List all the lines in these records that hold "React".

+ + +

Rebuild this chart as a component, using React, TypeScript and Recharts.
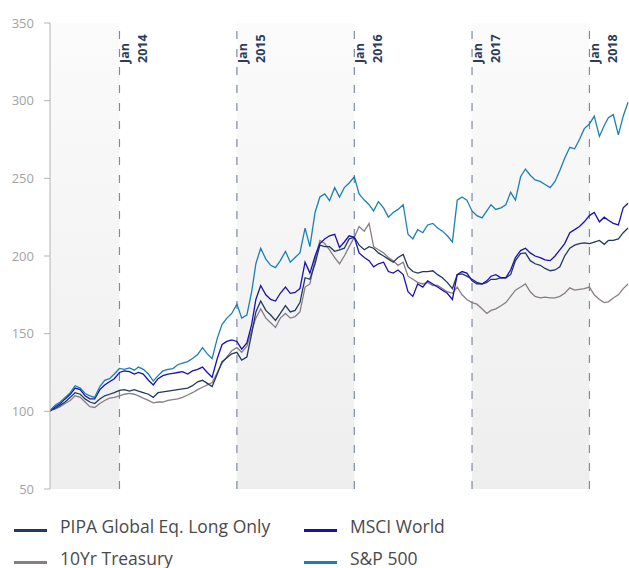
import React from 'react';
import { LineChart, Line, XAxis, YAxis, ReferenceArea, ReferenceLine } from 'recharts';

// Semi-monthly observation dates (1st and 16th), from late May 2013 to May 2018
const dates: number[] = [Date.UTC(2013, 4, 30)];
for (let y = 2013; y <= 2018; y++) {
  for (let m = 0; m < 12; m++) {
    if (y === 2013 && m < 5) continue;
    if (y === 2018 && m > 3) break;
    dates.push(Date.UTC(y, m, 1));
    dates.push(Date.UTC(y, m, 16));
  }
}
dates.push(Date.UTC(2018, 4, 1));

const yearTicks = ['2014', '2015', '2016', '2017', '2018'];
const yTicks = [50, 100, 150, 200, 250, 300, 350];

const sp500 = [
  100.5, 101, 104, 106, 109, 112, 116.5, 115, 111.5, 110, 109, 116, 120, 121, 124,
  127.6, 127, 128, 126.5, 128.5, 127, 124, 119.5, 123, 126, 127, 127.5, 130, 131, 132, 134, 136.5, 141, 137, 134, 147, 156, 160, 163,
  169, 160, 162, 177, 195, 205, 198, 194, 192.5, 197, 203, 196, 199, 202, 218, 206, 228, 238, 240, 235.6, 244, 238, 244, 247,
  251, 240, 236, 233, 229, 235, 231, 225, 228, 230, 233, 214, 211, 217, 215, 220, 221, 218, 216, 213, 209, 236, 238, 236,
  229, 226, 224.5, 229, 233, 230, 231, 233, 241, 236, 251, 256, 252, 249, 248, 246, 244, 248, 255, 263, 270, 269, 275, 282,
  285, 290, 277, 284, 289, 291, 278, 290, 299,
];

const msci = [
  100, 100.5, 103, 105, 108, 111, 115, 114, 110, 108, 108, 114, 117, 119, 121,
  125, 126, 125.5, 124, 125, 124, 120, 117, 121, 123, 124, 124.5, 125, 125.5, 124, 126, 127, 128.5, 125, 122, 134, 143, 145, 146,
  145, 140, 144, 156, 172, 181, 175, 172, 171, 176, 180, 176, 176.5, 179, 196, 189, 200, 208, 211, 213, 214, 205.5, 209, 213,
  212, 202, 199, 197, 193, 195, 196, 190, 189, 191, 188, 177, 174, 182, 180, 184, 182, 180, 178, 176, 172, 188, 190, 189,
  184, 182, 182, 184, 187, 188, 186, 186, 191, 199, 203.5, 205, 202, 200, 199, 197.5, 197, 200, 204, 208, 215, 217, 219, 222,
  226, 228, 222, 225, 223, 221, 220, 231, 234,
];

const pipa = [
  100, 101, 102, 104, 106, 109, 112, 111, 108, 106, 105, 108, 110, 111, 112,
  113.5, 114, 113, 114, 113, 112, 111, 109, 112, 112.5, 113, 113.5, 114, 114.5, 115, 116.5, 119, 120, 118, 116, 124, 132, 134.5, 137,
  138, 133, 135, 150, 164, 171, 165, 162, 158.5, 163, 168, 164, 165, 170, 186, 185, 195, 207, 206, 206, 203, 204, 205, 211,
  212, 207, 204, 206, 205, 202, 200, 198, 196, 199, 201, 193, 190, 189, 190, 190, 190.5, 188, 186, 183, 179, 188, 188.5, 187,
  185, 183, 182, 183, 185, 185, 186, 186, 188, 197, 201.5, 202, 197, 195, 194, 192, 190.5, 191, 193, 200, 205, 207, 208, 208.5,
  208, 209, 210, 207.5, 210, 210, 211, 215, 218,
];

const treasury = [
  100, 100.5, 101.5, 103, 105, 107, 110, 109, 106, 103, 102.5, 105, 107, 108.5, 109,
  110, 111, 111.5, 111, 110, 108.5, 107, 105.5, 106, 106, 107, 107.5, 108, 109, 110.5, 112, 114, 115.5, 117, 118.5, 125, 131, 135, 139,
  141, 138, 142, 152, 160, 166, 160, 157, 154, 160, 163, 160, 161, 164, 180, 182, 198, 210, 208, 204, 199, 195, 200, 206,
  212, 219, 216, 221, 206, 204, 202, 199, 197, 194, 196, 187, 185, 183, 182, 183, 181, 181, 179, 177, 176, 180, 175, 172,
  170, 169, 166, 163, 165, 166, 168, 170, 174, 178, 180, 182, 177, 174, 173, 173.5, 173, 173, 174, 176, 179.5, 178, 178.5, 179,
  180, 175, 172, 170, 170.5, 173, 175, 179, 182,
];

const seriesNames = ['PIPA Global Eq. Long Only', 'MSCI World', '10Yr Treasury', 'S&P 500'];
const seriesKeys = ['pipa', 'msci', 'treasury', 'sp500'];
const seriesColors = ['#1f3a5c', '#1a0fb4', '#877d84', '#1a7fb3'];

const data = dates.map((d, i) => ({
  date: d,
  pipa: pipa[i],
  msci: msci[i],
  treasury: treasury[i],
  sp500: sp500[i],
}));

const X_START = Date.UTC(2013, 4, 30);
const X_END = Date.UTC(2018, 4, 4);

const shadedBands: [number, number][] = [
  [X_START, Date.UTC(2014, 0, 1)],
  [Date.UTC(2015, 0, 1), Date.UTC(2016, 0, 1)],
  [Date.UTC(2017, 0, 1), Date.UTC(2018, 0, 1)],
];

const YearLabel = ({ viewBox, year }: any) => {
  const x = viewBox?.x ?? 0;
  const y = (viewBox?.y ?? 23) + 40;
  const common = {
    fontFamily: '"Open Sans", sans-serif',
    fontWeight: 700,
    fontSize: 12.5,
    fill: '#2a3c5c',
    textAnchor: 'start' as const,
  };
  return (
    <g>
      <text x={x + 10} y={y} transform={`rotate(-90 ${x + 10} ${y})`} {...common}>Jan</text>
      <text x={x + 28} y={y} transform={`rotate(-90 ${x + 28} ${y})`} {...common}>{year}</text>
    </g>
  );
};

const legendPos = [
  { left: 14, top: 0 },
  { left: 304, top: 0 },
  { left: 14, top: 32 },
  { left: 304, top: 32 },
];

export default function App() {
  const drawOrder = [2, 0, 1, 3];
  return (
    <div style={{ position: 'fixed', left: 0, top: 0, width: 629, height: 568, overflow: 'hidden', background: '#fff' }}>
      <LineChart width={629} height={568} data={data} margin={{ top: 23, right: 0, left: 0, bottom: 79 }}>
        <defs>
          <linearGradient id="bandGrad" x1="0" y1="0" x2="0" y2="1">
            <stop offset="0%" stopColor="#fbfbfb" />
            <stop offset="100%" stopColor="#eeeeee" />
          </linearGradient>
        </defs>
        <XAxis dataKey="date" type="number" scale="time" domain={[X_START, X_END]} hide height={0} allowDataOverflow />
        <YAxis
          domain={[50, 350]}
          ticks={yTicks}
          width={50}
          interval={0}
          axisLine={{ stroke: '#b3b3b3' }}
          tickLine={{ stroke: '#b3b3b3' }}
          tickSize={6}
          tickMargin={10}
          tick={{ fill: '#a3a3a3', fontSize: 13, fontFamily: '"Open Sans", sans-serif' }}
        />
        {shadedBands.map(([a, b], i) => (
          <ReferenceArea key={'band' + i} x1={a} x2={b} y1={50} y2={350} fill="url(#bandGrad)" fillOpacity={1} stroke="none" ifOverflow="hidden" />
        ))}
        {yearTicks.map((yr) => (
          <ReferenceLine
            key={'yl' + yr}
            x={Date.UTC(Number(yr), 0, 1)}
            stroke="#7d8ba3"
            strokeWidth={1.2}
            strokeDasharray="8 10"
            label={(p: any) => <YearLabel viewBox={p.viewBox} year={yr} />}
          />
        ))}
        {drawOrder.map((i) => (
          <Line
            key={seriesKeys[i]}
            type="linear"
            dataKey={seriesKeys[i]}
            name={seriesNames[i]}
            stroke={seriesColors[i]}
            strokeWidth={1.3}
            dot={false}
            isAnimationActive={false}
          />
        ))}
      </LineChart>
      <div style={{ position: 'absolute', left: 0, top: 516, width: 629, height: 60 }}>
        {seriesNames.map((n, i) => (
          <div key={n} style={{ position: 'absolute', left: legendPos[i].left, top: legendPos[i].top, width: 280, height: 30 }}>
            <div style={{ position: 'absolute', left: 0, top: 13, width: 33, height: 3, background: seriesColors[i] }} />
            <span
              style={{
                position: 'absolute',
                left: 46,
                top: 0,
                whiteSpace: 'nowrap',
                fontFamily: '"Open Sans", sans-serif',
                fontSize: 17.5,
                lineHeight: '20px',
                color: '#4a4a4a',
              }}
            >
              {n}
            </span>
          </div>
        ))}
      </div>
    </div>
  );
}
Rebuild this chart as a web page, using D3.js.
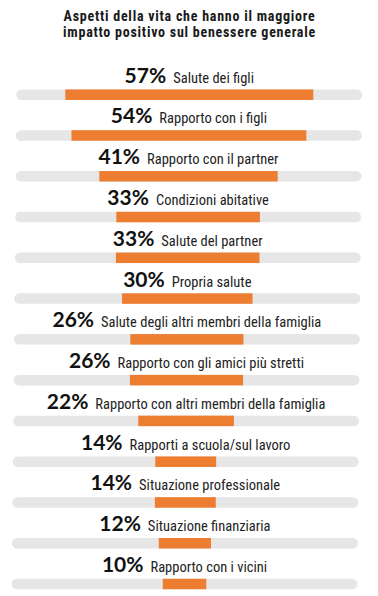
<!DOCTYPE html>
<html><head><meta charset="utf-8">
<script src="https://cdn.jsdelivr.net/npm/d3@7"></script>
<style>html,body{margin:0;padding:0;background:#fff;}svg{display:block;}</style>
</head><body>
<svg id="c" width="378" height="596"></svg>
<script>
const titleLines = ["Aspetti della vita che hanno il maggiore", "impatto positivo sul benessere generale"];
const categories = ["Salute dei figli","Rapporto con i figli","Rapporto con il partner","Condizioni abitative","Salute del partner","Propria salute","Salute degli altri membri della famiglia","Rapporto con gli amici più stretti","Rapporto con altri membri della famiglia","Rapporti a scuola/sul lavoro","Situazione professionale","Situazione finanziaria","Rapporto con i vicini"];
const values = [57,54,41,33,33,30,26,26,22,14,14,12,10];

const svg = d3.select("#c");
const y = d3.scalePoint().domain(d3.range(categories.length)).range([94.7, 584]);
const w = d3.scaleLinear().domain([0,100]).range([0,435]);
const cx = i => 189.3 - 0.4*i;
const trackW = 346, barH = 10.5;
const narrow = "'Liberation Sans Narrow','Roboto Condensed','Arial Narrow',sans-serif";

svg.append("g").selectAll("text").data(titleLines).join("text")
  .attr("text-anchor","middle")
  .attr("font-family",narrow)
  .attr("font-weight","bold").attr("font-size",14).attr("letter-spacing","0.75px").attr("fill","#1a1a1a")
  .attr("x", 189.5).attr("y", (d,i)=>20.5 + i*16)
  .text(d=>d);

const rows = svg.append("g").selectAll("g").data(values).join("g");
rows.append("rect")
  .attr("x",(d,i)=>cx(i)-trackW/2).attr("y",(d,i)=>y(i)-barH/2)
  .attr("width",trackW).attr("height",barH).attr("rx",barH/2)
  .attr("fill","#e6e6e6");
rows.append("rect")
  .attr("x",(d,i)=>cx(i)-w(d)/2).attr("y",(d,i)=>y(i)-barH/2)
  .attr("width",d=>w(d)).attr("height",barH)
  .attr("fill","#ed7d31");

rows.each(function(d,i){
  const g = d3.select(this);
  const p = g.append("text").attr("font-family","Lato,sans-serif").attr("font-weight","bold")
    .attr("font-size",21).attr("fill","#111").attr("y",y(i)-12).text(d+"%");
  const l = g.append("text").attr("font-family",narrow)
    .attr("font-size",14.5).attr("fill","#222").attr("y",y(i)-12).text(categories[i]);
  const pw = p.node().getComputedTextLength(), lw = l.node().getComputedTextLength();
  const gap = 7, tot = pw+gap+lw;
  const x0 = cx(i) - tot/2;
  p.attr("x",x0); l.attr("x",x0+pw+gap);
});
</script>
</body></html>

+ + +

* _The answer_
Rebuild this chart as a component, using React, TypeScript and Recharts.
import React from 'react';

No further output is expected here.